Nevertheless learned Single Judge sounded a note of caution like this:
“But such a thing will be very exceptional, as there is always a discretion in the Magistrate to refuse to record the statement. Ordinarily, when a police officer requests the Magistrate to record the statement of a witness on oath under Section 161 Cr.P.C, such a request will not be refused by the Magistrate. But when a private party seeks to invoke the powers of a Magistrate under Section 164, Cr.P.C. the Magistrate has got a very wide discretion in acting or refusing to act.”
21. The same approach was made by Single Judges in State of Orissa v. A.P. Das (supra) and in Kunjukutty v. State of Kerala (supra).
22. If a magistrate has power to record statement of any person under Section 164 of the Code, even without the investigating officer moving for it, then there is no good reason to limit the power to exceptional cases. We are unable to draw up a dividing line between witnesses whose statements are liable to be recorded by the magistrate on being approached for that purpose and those not to be recorded. The contention that there may be instances when the investigating officer would be disinclined to record statements of willing witnesses and therefore such witnesses must have a remedy to have their version regarding a case put on record, is no answer to the question whether any intending witness can straightaway approach a magistrate for recording his statement under Section 164 of the Code. Even for such witnesses provisions are available in law, e.g. the accused can cite them as defence witnesses during trial or the court can be requested to summon them under Section 311 of the Code. When such remedies are available to witnesses (who may be sidelined by the investigating officers) we do not find any special reason why the magistrate should be burdened with the additional task of recording the statements of all and sundry who may knock at the door of the court with a request to record their statements under Section 164 of the Code.
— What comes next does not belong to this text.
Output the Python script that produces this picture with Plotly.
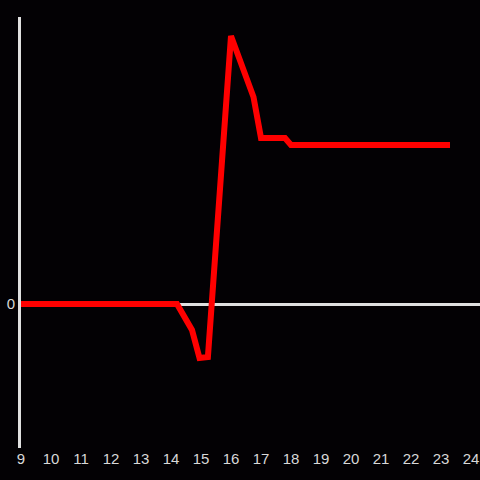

23. On the other hand, if door is opened to such persons to get in and if the magistrate are put under the obligation to record their statements, then too many persons sponsored by culprits might throng before the portals of the magistrate courts for the purpose of creating record in advance for the purpose of helping the culprits. In the present case, one of the arguments advanced by accused for grant of bail to them was based on the statements of the four appellants recorded by the magistrate under Section 164 of the Code. It is not part of the investigation to open up such avista nor can such step be deemed necessary for the administration of justice.
24. Thus, on a consideration of various aspects, we are disinclined to interpret Section 164(1) of the Code as empowering a magistrate to record the statement of a person unsponsored by the investigating agency. The High Court has rightly disallowed the statements of the four appellants to remain on record in this case. Of course, the said course will be without prejudice to their evidence being adduced during trial, if any of the parties requires it.
25. The last contention that the High Court should not have mulcted the appellant with costs, as they approached the court in view of the legal position set by the Orissa High Court on earlier occasions. Cost was ordered in the discretion of the High Court, and it is not proper for us to interfere with such a discretion.
26. Appeal is disposed of accordingly.